Spoiler Spoiler Spoiler Spoiler when did everyone become a fucking cheater and a liar? how are you even meant to trust anyone? or is there just something wrong with me that these are all the guys I attract nowadays?
Spoiler does everyone feel this all consuming anxiety all the time that makes it hard to breathe or is it just me
YESSSSSS I GOT THE JOB!!!! FINALLY SOMETHING GREAT AFTER SO LONG! FUCK YESSSSS (had to try so hard not to jump in joy in my part time workplace) WOO FUCKING HOO
People will never know how much they hurt you, they just live in their happy bubble not accepting any of the consequences of their actions. Life’s unfair like that. On the bright side, I have great friends who are helping me to put back my broken pieces. And maybe soon, I can feel better again
Spoiler: >Insert dramatic paragraph You think I'm going to spend 5 years at university and then waste the rest of my life away in some sweaty office job? Sorry, I'm not following the route what most people take nowadays, I'm going to sacrifice my well-being to make sure my family has to never work a day in their life again. £50k a year isn't enough for me, I'm going to be making millions and you're all going to be grateful I went this path in my life. I fear no man on this planet, I've been through to much shit in my life to fail, I'm never failing. Trust me, I can take it as much as I can give it and I'm willing to die in that cage for it.
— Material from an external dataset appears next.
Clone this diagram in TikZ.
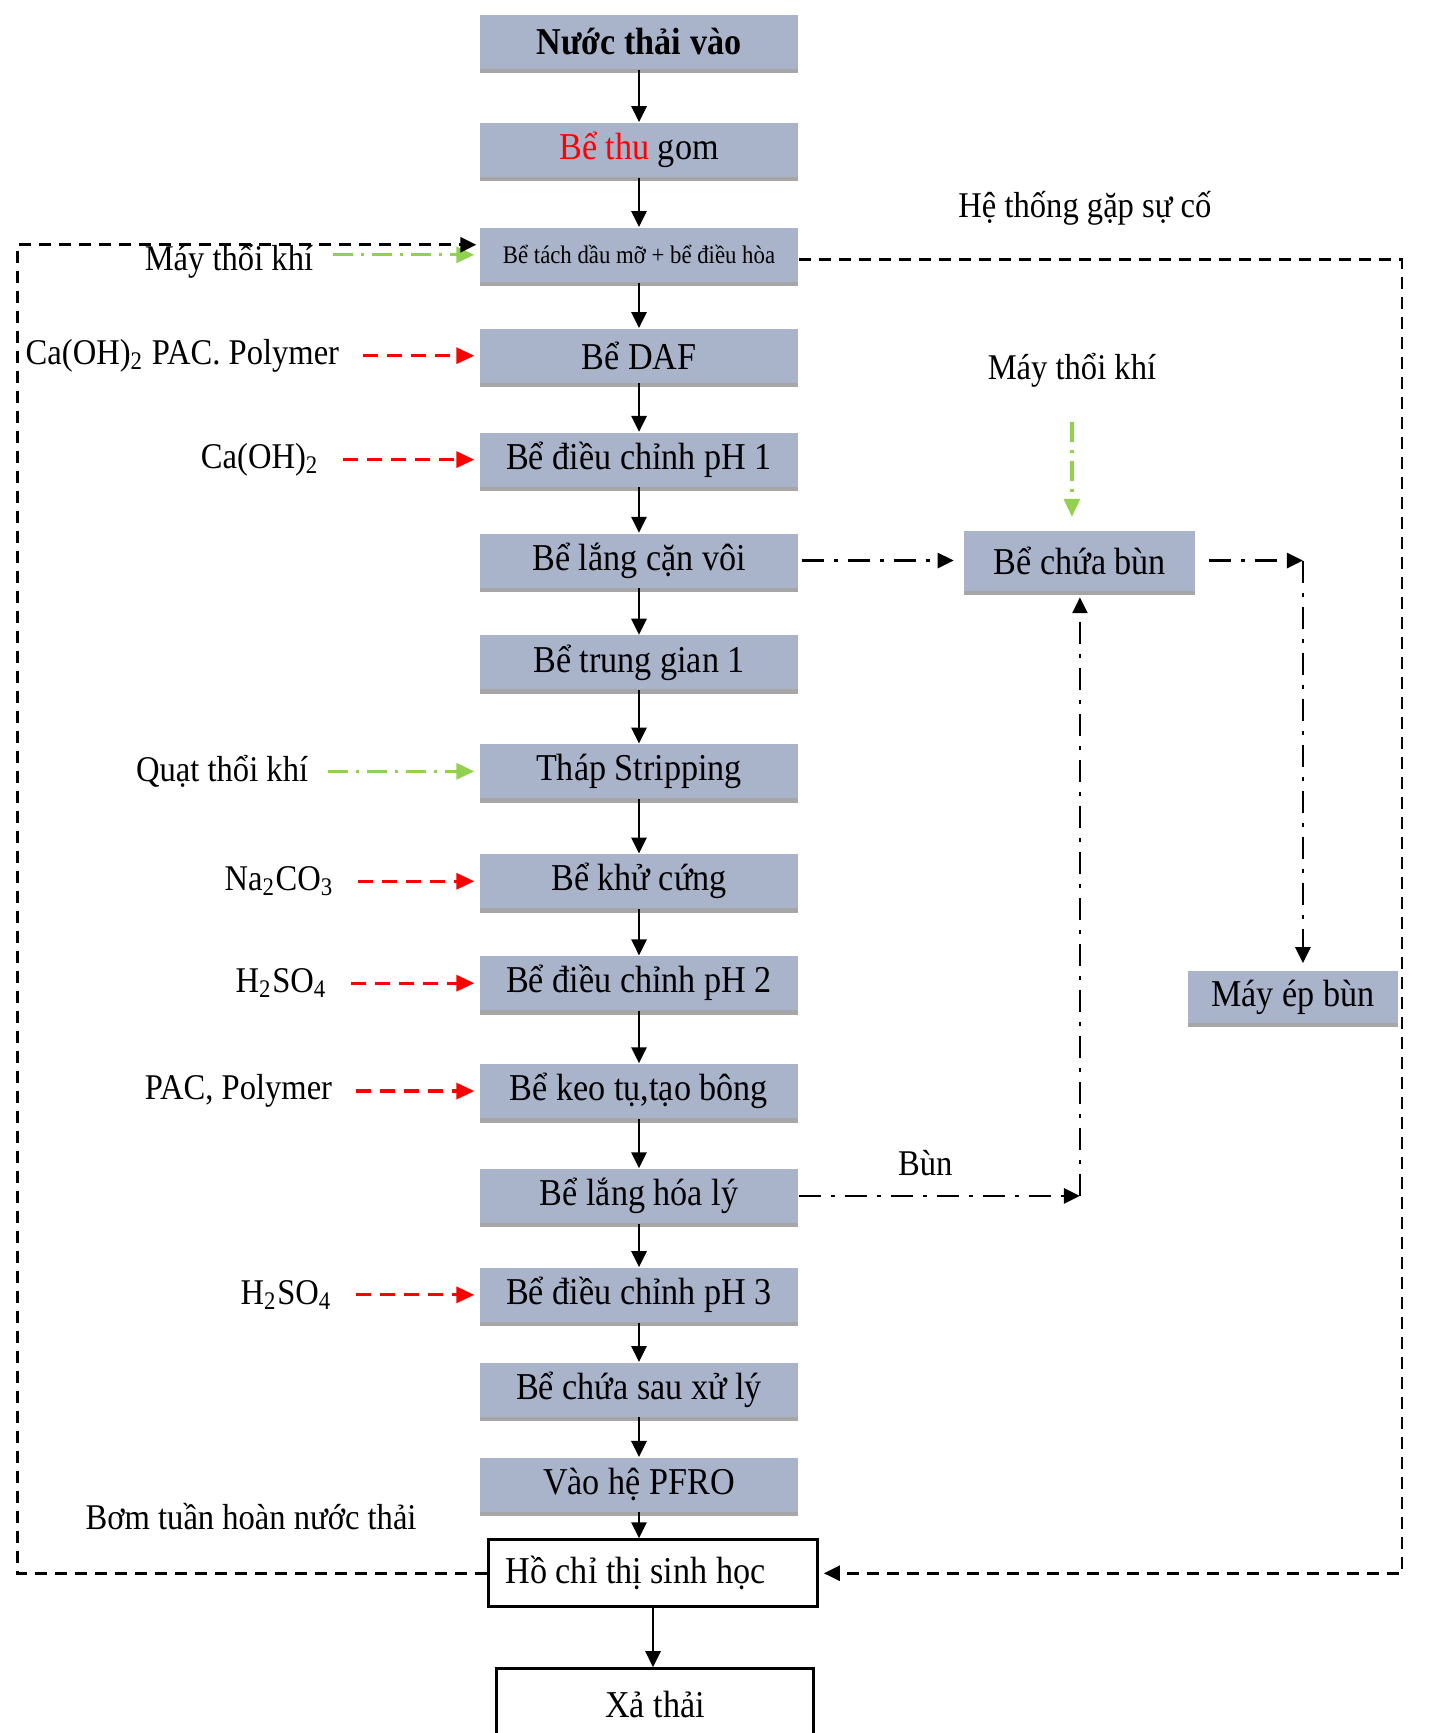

Bye, I'm done. It takes two to make it work but I'm finding it so hard to communicate with you. Friends are hard to make as you get older because we're all so busy with our everyday lives. I really don't feel like trying to maintain the friendship when all you do is show no interest in wanting to be/stay as friends. You know what, it's fine. I'll just move on and just leave.
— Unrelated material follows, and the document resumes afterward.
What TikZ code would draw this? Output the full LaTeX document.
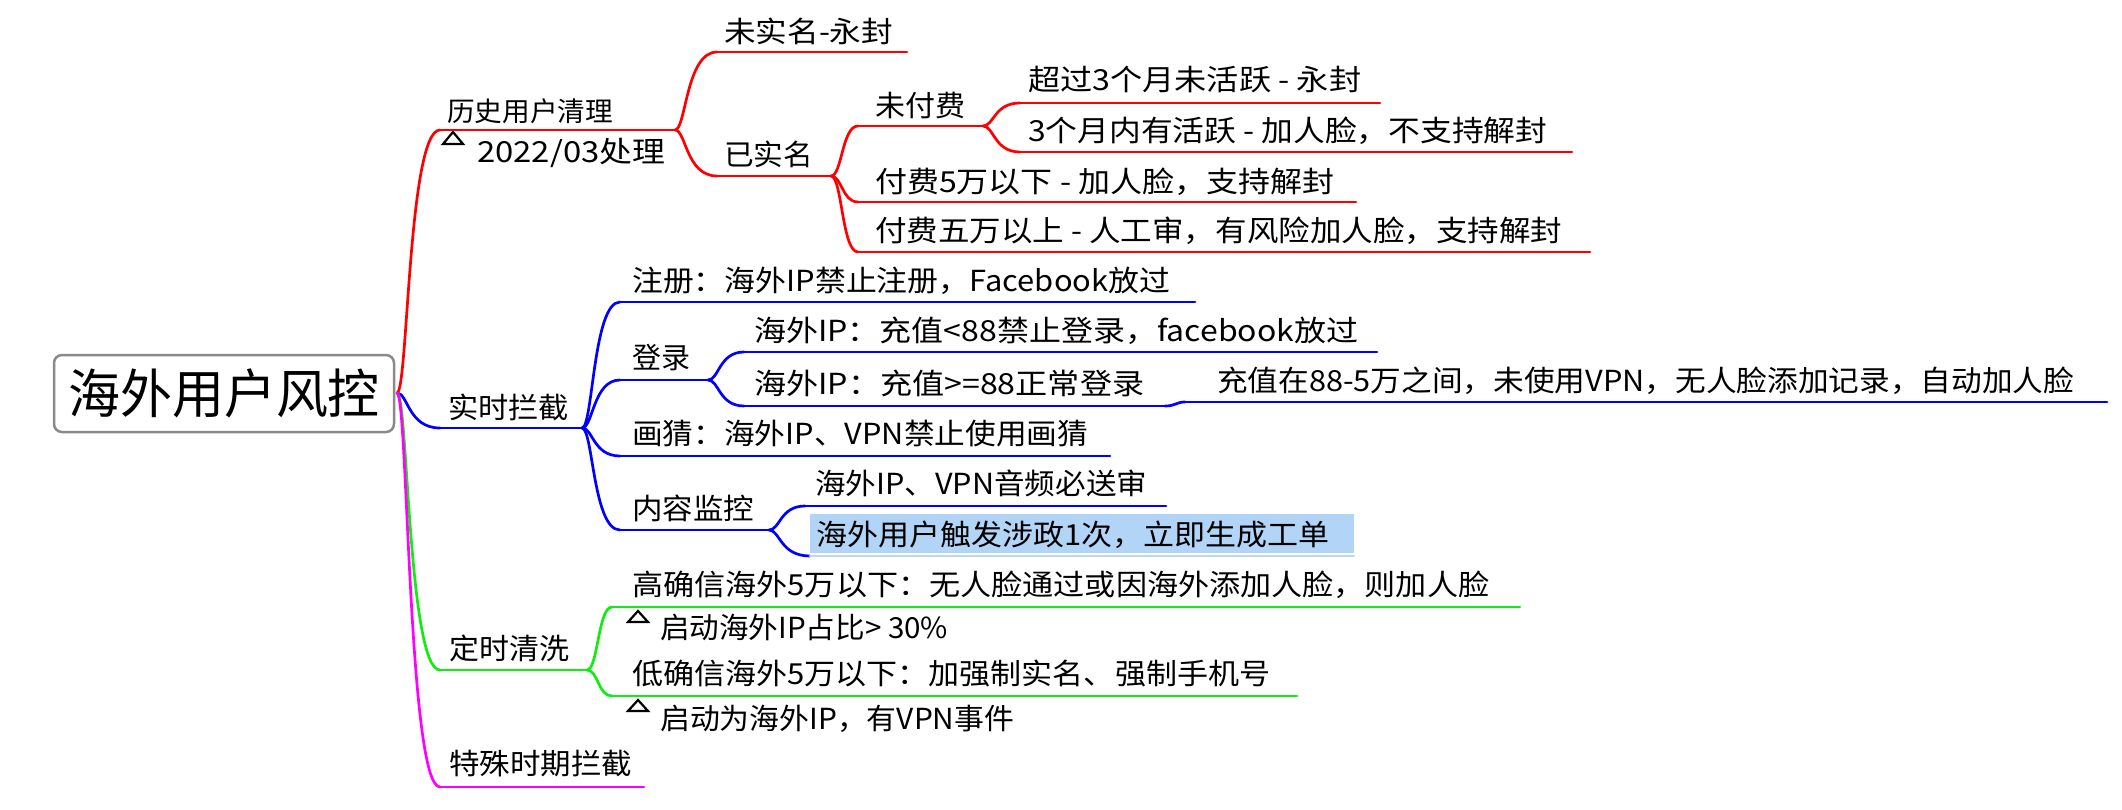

This is one of the most beautiful things I have ever seen on a video game's forum. A lot of humanity here and you should all be proud you are brave enough to show it. Here in the US we are experiencing a lot of hostility and violence towards one another and this openness is a wonderful example of what we need. As for myself, I am working in a new field I have never been in and I am struggling feel confident, even with the praise I get from my employer. I'm always nervous I'm gonna fuck up and lose my job or quit under the stress, as I have been unemployed for a long time before now, which would let down(even though she's never complained) my amazing wife who is bringing us snacks as we speak so we can sit down and play maplestory together. Much love everyone.
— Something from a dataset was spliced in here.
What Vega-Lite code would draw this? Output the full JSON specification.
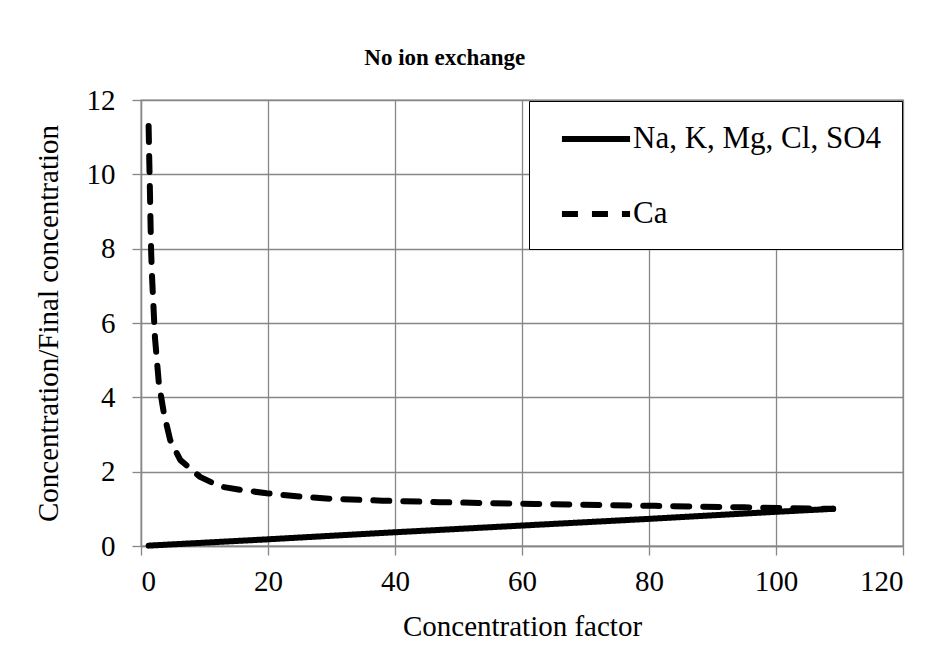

Why do people feel the need to LIE?!? What do you get out of it?????????? I get it's the internet and you don't need to give our your personal details or even your name but fking lying for a year when I thought you were one of the most genuine people I knew makes me feel some type of way. You're probably never going to see this, but if you do, good. Know that I'm NEVER going to see you the same way. It's like the person I knew is GONE in such a quick instant. Again, it's just a game, but I thought the friendship was genuine and part of it sometimes is to come clean about stuff at a certain point. You couldn't even do that!!!! Really considered you a good friend. Guess some people just don't take trust so serious because it's "online". Fk you. I'm honestly disappointed AF.